SET PROBLEM: In the material below, find every line with "chart" and pull it out.
┏━━
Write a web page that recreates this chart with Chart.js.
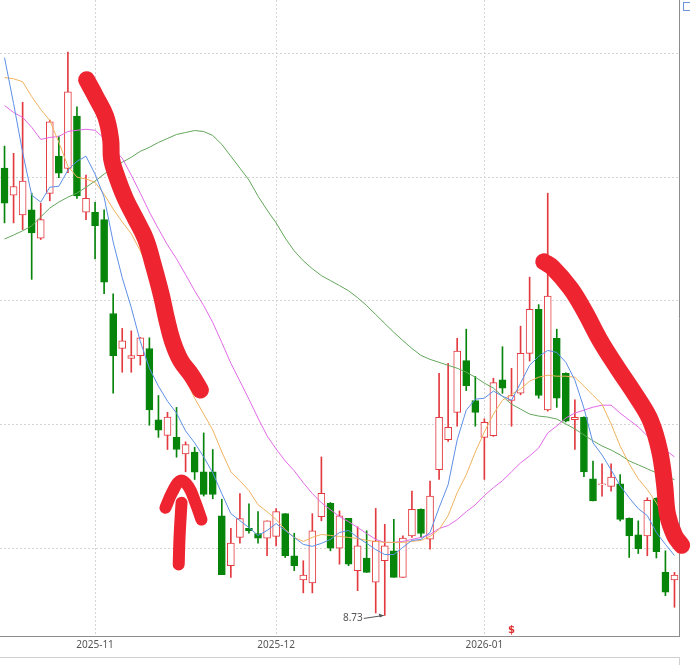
<!DOCTYPE html>
<html lang="zh-CN">
<head>
<meta charset="UTF-8">
<title>K线 日线</title>
<script src="https://cdn.jsdelivr.net/npm/chart.js@4"></script>
<style>
  html, body { margin: 0; padding: 0; background: #fff; }
  canvas { display: block; }
</style>
</head>
<body>
<canvas id="chart" width="690" height="665"></canvas>
<script>
// trading days shown on the chart
const dates = [
  '2025-10-20','2025-10-21','2025-10-22','2025-10-23','2025-10-24',
  '2025-10-27','2025-10-28','2025-10-29','2025-10-30','2025-10-31',
  '2025-11-03','2025-11-04','2025-11-05','2025-11-06','2025-11-07',
  '2025-11-10','2025-11-11','2025-11-12','2025-11-13','2025-11-14',
  '2025-11-17','2025-11-18','2025-11-19','2025-11-20','2025-11-21',
  '2025-11-24','2025-11-25','2025-11-26','2025-11-27','2025-11-28',
  '2025-12-01','2025-12-02','2025-12-03','2025-12-04','2025-12-05',
  '2025-12-08','2025-12-09','2025-12-10','2025-12-11','2025-12-12',
  '2025-12-15','2025-12-16','2025-12-17','2025-12-18','2025-12-19',
  '2025-12-22','2025-12-23','2025-12-24','2025-12-25','2025-12-26',
  '2025-12-29','2025-12-30','2025-12-31',
  '2026-01-05','2026-01-06','2026-01-07','2026-01-08','2026-01-09',
  '2026-01-12','2026-01-13','2026-01-14','2026-01-15','2026-01-16',
  '2026-01-19','2026-01-20','2026-01-21','2026-01-22','2026-01-23',
  '2026-01-26','2026-01-27','2026-01-28','2026-01-29','2026-01-30',
  '2026-02-02','2026-02-03'
];
const monthTicks = ['2025-11', '2025-12', '2026-01'];
const gridPrices = [9, 9.5, 10, 10.5, 11];

const open = [
  10.536,10.427,10.347,10.368,10.253,10.434,10.585,10.535,10.746,10.358,
  10.358,10.328,9.949,9.808,9.768,9.779,9.808,9.520,9.457,9.449,
  9.382,9.390,9.310,9.310,9.132,8.931,9.045,9.082,9.061,9.042,
  9.049,9.141,8.971,8.873,8.861,9.129,9.183,9.002,9.122,8.911,
  8.962,8.864,8.951,8.991,8.884,9.051,9.158,9.038,9.319,9.440,
  9.550,9.759,9.598,9.449,9.456,9.681,9.598,9.627,9.788,9.966,
  9.560,9.849,9.708,9.520,9.530,9.282,9.257,9.251,9.261,9.122,
  9.055,9.051,9.203,8.904,8.873
];
const high = [
  10.625,10.596,10.802,10.435,10.395,10.730,10.666,11.005,10.784,10.508,
  10.398,10.368,10.029,9.889,9.879,9.852,9.851,9.618,9.550,9.570,
  9.431,9.409,9.467,9.400,9.199,9.082,9.222,9.181,9.149,9.112,
  9.161,9.141,9.062,8.951,9.141,9.370,9.186,9.152,9.122,9.088,
  9.072,9.162,9.098,9.118,9.051,9.232,9.160,9.273,9.708,9.748,
  9.849,9.886,9.695,9.524,9.688,9.815,9.728,9.898,10.096,9.985,
  10.435,9.886,9.710,9.601,9.532,9.353,9.342,9.342,9.299,9.124,
  9.112,9.205,9.205,8.991,8.904
];
const low = [
  10.315,10.315,10.288,10.087,10.248,10.404,10.498,10.518,10.414,10.328,
  10.170,10.029,9.627,9.712,9.712,9.741,9.498,9.449,9.400,9.369,
  9.310,9.279,9.212,9.201,8.895,8.884,9.022,9.062,9.022,8.971,
  9.011,8.964,8.911,8.821,8.821,9.112,8.991,8.937,8.931,8.830,
  8.904,8.740,8.730,8.884,8.884,9.045,9.045,8.998,9.279,9.433,
  9.494,9.638,9.494,9.279,9.453,9.627,9.494,9.621,9.757,9.607,
  9.555,9.570,9.511,9.400,9.290,9.192,9.212,9.232,9.112,8.964,
  8.980,8.971,8.962,8.810,8.763
];
const close = [
  10.395,10.462,10.484,10.275,10.328,10.723,10.516,10.844,10.424,10.414,
  10.304,10.076,9.779,9.839,9.779,9.851,9.560,9.478,9.531,9.400,
  9.420,9.309,9.219,9.219,8.895,9.022,9.121,9.072,9.042,9.112,
  9.149,8.971,8.931,8.893,9.072,9.223,9.002,9.132,8.937,9.011,
  8.904,9.029,9.011,8.884,9.042,9.158,9.061,9.212,9.530,9.490,
  9.797,9.658,9.550,9.510,9.670,9.648,9.618,9.788,9.966,9.618,
  10.020,9.607,9.514,9.530,9.310,9.192,9.261,9.289,9.118,9.051,
  9.000,9.195,8.988,8.824,8.893
];

const ma5 = [
  10.982,10.797,10.600,10.427,10.399,10.459,10.463,10.528,10.564,10.584,
  10.512,10.419,10.238,10.094,9.973,9.836,9.728,9.656,9.595,9.547,
  9.475,9.427,9.370,9.306,9.222,9.141,9.113,9.085,9.053,9.073,
  9.101,9.073,9.045,9.017,9.009,9.021,9.037,9.065,9.073,9.045,
  9.021,8.996,8.976,8.976,9.005,9.033,9.037,9.065,9.165,9.258,
  9.439,9.559,9.603,9.607,9.636,9.615,9.599,9.668,9.740,9.776,
  9.800,9.792,9.752,9.680,9.567,9.427,9.378,9.318,9.254,9.205,
  9.161,9.133,9.065,9.017,8.972
];
const ma10 = [
  10.902,10.897,10.885,10.825,10.773,10.729,10.640,10.544,10.500,10.492,
  10.479,10.431,10.371,10.319,10.271,10.202,10.122,10.021,9.929,9.808,
  9.684,9.607,9.543,9.479,9.390,9.310,9.274,9.234,9.177,9.149,
  9.117,9.077,9.045,9.029,9.045,9.057,9.053,9.049,9.045,9.041,
  9.033,9.029,9.025,9.025,9.025,9.029,9.033,9.049,9.077,9.133,
  9.226,9.298,9.390,9.471,9.543,9.599,9.623,9.644,9.676,9.692,
  9.700,9.696,9.696,9.692,9.656,9.619,9.583,9.503,9.414,9.342,
  9.282,9.238,9.185,9.125,9.077
];
const ma20 = [
  10.789,10.761,10.741,10.701,10.652,10.660,10.664,10.684,10.689,10.693,
  10.689,10.656,10.616,10.576,10.508,10.435,10.359,10.291,10.226,10.170,
  10.106,10.041,9.981,9.913,9.832,9.748,9.676,9.603,9.527,9.455,
  9.402,9.354,9.314,9.266,9.222,9.185,9.157,9.129,9.109,9.085,
  9.061,9.037,9.025,9.025,9.029,9.037,9.045,9.057,9.081,9.093,
  9.117,9.149,9.177,9.214,9.246,9.274,9.310,9.346,9.374,9.406,
  9.467,9.495,9.527,9.547,9.559,9.571,9.579,9.579,9.547,9.519,
  9.491,9.455,9.423,9.398,9.370
];
const ma60 = [
  10.250,10.266,10.283,10.303,10.339,10.375,10.399,10.419,10.435,10.459,
  10.484,10.512,10.536,10.560,10.580,10.604,10.620,10.640,10.656,10.672,
  10.680,10.688,10.684,10.668,10.632,10.584,10.536,10.488,10.423,10.367,
  10.315,10.254,10.202,10.162,10.130,10.102,10.082,10.062,10.041,10.013,
  9.981,9.945,9.909,9.873,9.840,9.808,9.780,9.764,9.752,9.740,
  9.728,9.712,9.692,9.668,9.648,9.615,9.583,9.563,9.543,9.535,
  9.531,9.523,9.503,9.483,9.459,9.435,9.414,9.398,9.378,9.354,
  9.338,9.322,9.306,9.294,9.278
];

// hand-drawn red marks, as [day index, price]
const markDown1 = [
  [9.07,10.893],[10.07,10.825],[11.17,10.745],[11.72,10.652],[11.83,10.572],
  [12.38,10.504],[13.37,10.411],[14.48,10.331],[15.58,10.250],[16.46,10.142],
  [17.34,10.021],[17.89,9.929],[18.56,9.836],[19.44,9.760],[20.65,9.700],[21.64,9.640]
];
const markArrowShaft = [[19.24,8.936],[19.33,9.045],[19.55,9.185]];
const markArrowHead = [[17.78,9.165],[18.56,9.230],[19.44,9.274],[20.32,9.250],[21.09,9.185],[21.75,9.117]];
const markDown2 = [
  [59.57,10.158],[60.56,10.134],[62.55,10.049],[64.09,9.957],[65.85,9.836],
  [67.73,9.728],[69.93,9.607],[71.37,9.515],[72.36,9.394],[72.91,9.258],
  [73.24,9.137],[74.01,9.053],[74.79,9.013]
];
const dividendDay = '2026-01-08';

const RED = '#e23a3f';
const GREEN = '#07850b';
const up = close.map((c, i) => c >= open[i]);
const monthStart = monthTicks.map(m => dates.findIndex(d => d.startsWith(m)));
const toXY = pts => pts.map(p => ({ x: p[0], y: p[1] }));

function maLine(label, data, color) {
  return { type: 'line', label, data, borderColor: color, borderWidth: 1,
           pointRadius: 0, tension: 0, fill: false, order: 1 };
}
function mark(label, pts, width) {
  return { type: 'line', label, xAxisID: 'xs', data: toXY(pts), borderColor: '#ee2431',
           borderWidth: width, borderCapStyle: 'round', borderJoinStyle: 'round',
           pointRadius: 0, tension: 0.4, fill: false, clip: false, order: 0 };
}

const extras = {
  id: 'extras',
  afterDraw(chart) {
    const { ctx, chartArea: a, scales: { x, y } } = chart;
    ctx.save();
    // lowest price tag with arrow
    const li = low.indexOf(Math.min(...low));
    const px = x.getPixelForValue(li), py = y.getPixelForValue(low[li]);
    ctx.strokeStyle = '#555'; ctx.fillStyle = '#555'; ctx.lineWidth = 1;
    ctx.beginPath(); ctx.moveTo(px - 21, py + 3); ctx.lineTo(px - 1, py); ctx.stroke();
    ctx.beginPath(); ctx.moveTo(px - 1, py); ctx.lineTo(px - 6, py - 2); ctx.lineTo(px - 5, py + 2); ctx.closePath(); ctx.fill();
    ctx.font = '10px "Noto Sans", sans-serif'; ctx.textAlign = 'right'; ctx.textBaseline = 'middle';
    ctx.fillText(low[li].toFixed(2), px - 22, py + 3);
    // dividend marker
    const di = dates.indexOf(dividendDay);
    ctx.fillStyle = '#e03030'; ctx.textAlign = 'center'; ctx.textBaseline = 'bottom';
    ctx.font = 'bold 10px "DejaVu Sans", sans-serif';
    ctx.fillText('$', x.getPixelForValue(di), a.bottom - 1);
    // panel below and corner icon
    ctx.strokeStyle = '#cfcfcf';
    ctx.beginPath(); ctx.moveTo(0, a.bottom + 21.5); ctx.lineTo(a.right + 0.5, a.bottom + 21.5);
    ctx.lineTo(a.right + 0.5, chart.height); ctx.stroke();
    ctx.strokeStyle = '#6b93d6';
    ctx.strokeRect(a.right + 4.5, 2.5, 8, 8);
    ctx.restore();
  }
};

new Chart(document.getElementById('chart'), {
  type: 'bar',
  data: {
    labels: dates,
    datasets: [
      { type: 'bar', label: 'wick', data: low.map((l, i) => [l, high[i]]),
        backgroundColor: up.map(u => u ? RED : GREEN), barThickness: 1, grouped: false, order: 3 },
      { type: 'bar', label: 'body', data: open.map((o, i) => [o, close[i]]),
        backgroundColor: up.map(u => u ? '#ffffff' : GREEN), borderColor: up.map(u => u ? RED : GREEN),
        borderWidth: 1, borderSkipped: false, barThickness: 7, minBarLength: 1, grouped: false, order: 2 },
      maLine('MA5', ma5, '#5d8fe6'),
      maLine('MA10', ma10, '#efb25f'),
      maLine('MA20', ma20, '#e16ae6'),
      maLine('MA60', ma60, '#63a75b'),
      mark('down1', markDown1, 17),
      mark('shaft', markArrowShaft, 12),
      mark('head', markArrowHead, 12),
      mark('down2', markDown2, 17)
    ]
  },
  options: {
    responsive: false,
    animation: false,
    layout: { padding: { left: 0, right: 11, top: 0, bottom: 11 } },
    plugins: { legend: { display: false }, tooltip: { enabled: false } },
    scales: {
      x: {
        grid: { offset: false, drawTicks: false,
                color: c => monthStart.includes(c.index) ? '#d4d4d4' : 'rgba(0,0,0,0)' },
        border: { display: true, color: '#8c8c8c', dash: [2, 2] },
        ticks: { autoSkip: false, maxRotation: 0, padding: 3, color: '#555',
                 font: { size: 10, family: '"Noto Sans", sans-serif' },
                 callback: (v, i) => monthStart.includes(i) ? dates[i].slice(0, 7) : '' }
      },
      xs: { type: 'linear', display: false, offset: false, grace: 0,
            min: -0.5, max: dates.length - 0.5 },
      y: {
        position: 'right', min: 8.647, max: 11.215,
        afterBuildTicks: axis => { axis.ticks = gridPrices.map(v => ({ value: v })); },
        ticks: { display: false },
        grid: { drawTicks: false, color: '#d4d4d4' },
        border: { display: true, color: '#8c8c8c', dash: [2, 2] }
      }
    }
  },
  plugins: [extras]
});
</script>
</body>
</html>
┗━━
CORRECT RESPONSE:
Write a web page that recreates this chart with Chart.js.
<script src="https://cdn.jsdelivr.net/npm/chart.js@4"></script>
<canvas id="chart" width="690" height="665"></canvas>
// trading days shown on the chart
  afterDraw(chart) {
    const { ctx, chartArea: a, scales: { x, y } } = chart;
    ctx.lineTo(a.right + 0.5, chart.height); ctx.stroke();
new Chart(document.getElementById('chart'), {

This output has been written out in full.